Moggach, Beiser, and other interlocutors debated Schiller's republicanism in a special issue of Inquiry (2008). Moggach produced a critical discussion of multiculturalism, in a published conversation with Charles Taylor, Jeremy Waldron, James Tully, and others. Moggach contributed the entry "Hegelian School" to the Encyclopædia Britannica.

==Publications==
Selected Books
- Moggach, D., Freedom and Perfection. German Political Thought from Leibniz to Marx, Cambridge University Press, 2025
- Moggach, D., Mooren, N., and Quante, M., eds., Perfektionismus der Autonomie, Fink Verlag, 2020, 412 pp.
- Moggach, D., and Schimmenti, Gabriele, eds., Bruno Bauer. Sui Principi del Bello, Palermo University Press, 2019, 162 pp.
- Moggach, D., and Stedman Jones, G, eds., The 1848 Revolutions and European Political Thought, Cambridge University Press, 2018, 488 pp.

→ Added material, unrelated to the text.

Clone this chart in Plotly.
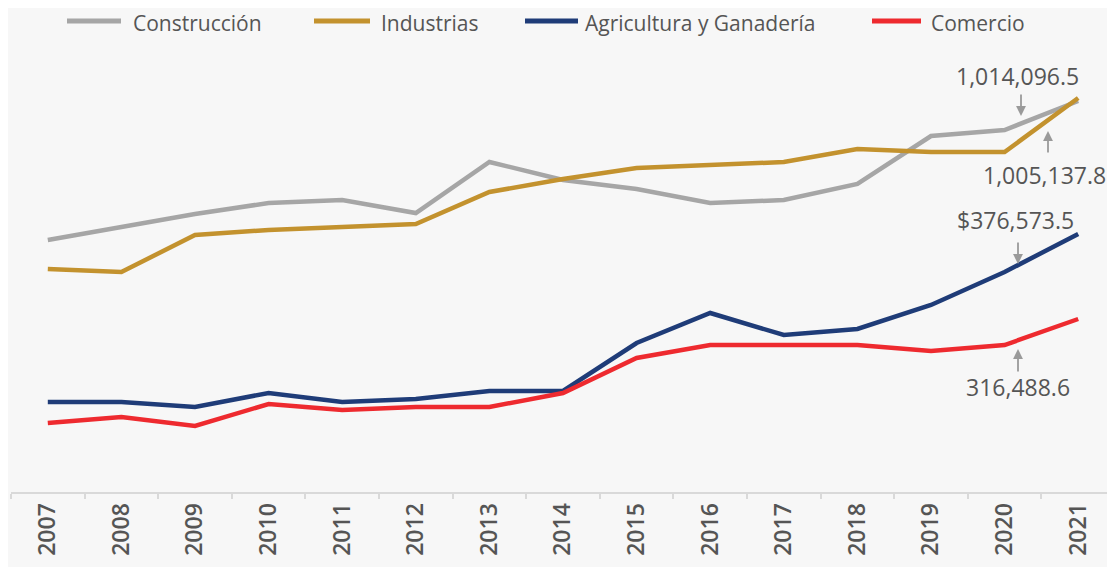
import plotly.graph_objects as go

# datos (miles de pesos)
years = [str(y) for y in range(2007, 2022)]
series_names = ["Construcción", "Industrias", "Agricultura y Ganadería", "Comercio"]
series_colors = ["#a6a6a6", "#c3922e", "#1f3c78", "#ee2a2f"]

construccion = [650, 682.5, 715, 742.5, 750, 717.5, 845, 800, 777.5, 742.5, 750, 790, 910, 925, 997.5]
industrias = [577.5, 570, 662.5, 675, 682.5, 690, 770, 802.5, 830, 837.5, 845, 877.5, 870, 870, 1005]
agricultura = [245, 245, 232.5, 267.5, 245, 252.5, 272.5, 272.5, 392.5, 467.5, 412.5, 427.5, 487.5, 570, 665]
comercio = [192.5, 207.5, 185, 240, 225, 232.5, 232.5, 267.5, 355, 387.5, 387.5, 387.5, 372.5, 387.5, 452.5]

series_values = [construccion, industrias, agricultura, comercio]

callout_texts = ["1,014,096.5", "1,005,137.8", "$376,573.5", "316,488.6"]

# la página deja 8px de margen en el body -> se compensa
OFF = 8
W, H = 1115 - OFF, 567 - OFF
M_L, M_R, M_T, M_B = 11 - OFF, 0, 50 - OFF, 75
TXT = "#555555"
FONT = "Open Sans"

def px(x, y):
    # pixel de pantalla -> paper
    x, y = x - OFF, y - OFF
    return (x - M_L) / (W - M_L - M_R), (H - M_B - y) / (H - M_T - M_B)

fig = go.Figure()
for name, vals, col in zip(series_names, series_values, series_colors):
    fig.add_trace(go.Scatter(
        x=years, y=vals, name=name, mode="lines",
        line=dict(color=col, width=4.5),
        showlegend=False,
    ))

# leyenda manual (muestras de línea largas)
legend_pos = [(67, 121, 131), (314, 370, 379), (525, 578, 583), (872, 921, 929)]
shapes, annotations = [], []
for (x0, x1, xt), name, col in zip(legend_pos, series_names, series_colors):
    a0, b = px(x0, 21)
    a1, _ = px(x1, 21)
    shapes.append(dict(type="line", xref="paper", yref="paper", x0=a0, x1=a1, y0=b, y1=b,
                       line=dict(color=col, width=5)))
    tx, ty = px(xt, 22.5)
    annotations.append(dict(xref="paper", yref="paper", x=tx, y=ty, text=name, showarrow=False,
                            xanchor="left", yanchor="middle",
                            font=dict(size=21, color=TXT, family=FONT, weight=500)))

# rótulos con flechas: (centro del texto), (cola), (punta)
callouts = [
    ((1017, 76), (1021, 93), (1021, 116)),
    ((1044, 175), (1048, 154), (1048, 131)),
    ((1015, 220), (1018, 241), (1018, 264)),
    ((1018, 387), (1018, 373), (1018, 349)),
]
for txt, (tc, tail, head) in zip(callout_texts, callouts):
    cx, cy = px(*tc)
    annotations.append(dict(xref="paper", yref="paper", x=cx, y=cy, text=txt, showarrow=False,
                            xanchor="center", yanchor="middle",
                            font=dict(size=23, color=TXT, family=FONT)))
    hx, hy = px(*head)
    annotations.append(dict(xref="paper", yref="paper", x=hx, y=hy, text="", showarrow=True,
                            ax=tail[0] - head[0], ay=tail[1] - head[1],
                            arrowhead=2, arrowsize=1.1, arrowwidth=1.8, arrowcolor="#9a9a9a"))

fig.update_layout(
    width=W, height=H,
    margin=dict(l=M_L, r=M_R, t=M_T, b=M_B),
    paper_bgcolor="#f7f7f7", plot_bgcolor="#f7f7f7",
    font=dict(family=FONT, color=TXT),
    shapes=shapes, annotations=annotations,
    xaxis=dict(
        type="category", range=[-0.5, 14.5], tickson="boundaries",
        ticks="outside", ticklen=5, tickwidth=2, tickcolor="#d9d9d9",
        showline=True, linecolor="#d9d9d9", linewidth=2,
        showgrid=False, tickangle=-90,
        tickfont=dict(size=23, color=TXT, family=FONT, weight=600),
    ),
    yaxis=dict(range=[20, 1125], visible=False, showgrid=False, zeroline=False),
)

fig.write_html("out.html")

- Hudson, W., Moggach, D., Stamm, M., Rethinking German Idealism, Noesis Press, 2016, 110 pp.
- Moggach, D., Politics, Religion, and Art: Hegelian Debates, Northwestern University Press, 2011, 435 pp.
- Moggach, D., Hegelianismo, Republicanismo e Modernidade, Brazil, PUCRS (Catholic University, Rio Grande do Sul), 2010, 80 pp.
- Moggach, D. (Ed.), The New Hegelians: Politics and Philosophy in the Hegelian School, Cambridge, Cambridge University Press, 2006, 345 pp.
- Moggach, D., The Philosophy and Politics of Bruno Bauer, Cambridge, Cambridge University Press, 2003, 302 pp; CUP paperback edition, 2007. German translation: Philosophie und Politik bei Bruno Bauer, Frankfurt am Main, Lang, 2009, Studien zum Junghegelianismus, 285 pp. Chinese translation Beijing Normal University Press, 2022 ISBN：9787303280605
- Buhr, M., and D. Moggach (Eds.), Reason, Universality, and History, Ottawa, Legas Press, 2004, 303 pp.
- Moggach, D., and P.L. Browne (Eds.), The Social Question and the Democratic Revolution: Aspects of 1848, Ottawa/Toronto, Univ. of Ottawa Press, 2000.
- Moggach, D., Bruno Bauer: Über die Prinzipien des Schönen. De pulchri principiis. Eine Preisschrift, Berlin, Akademie Verlag, 1996.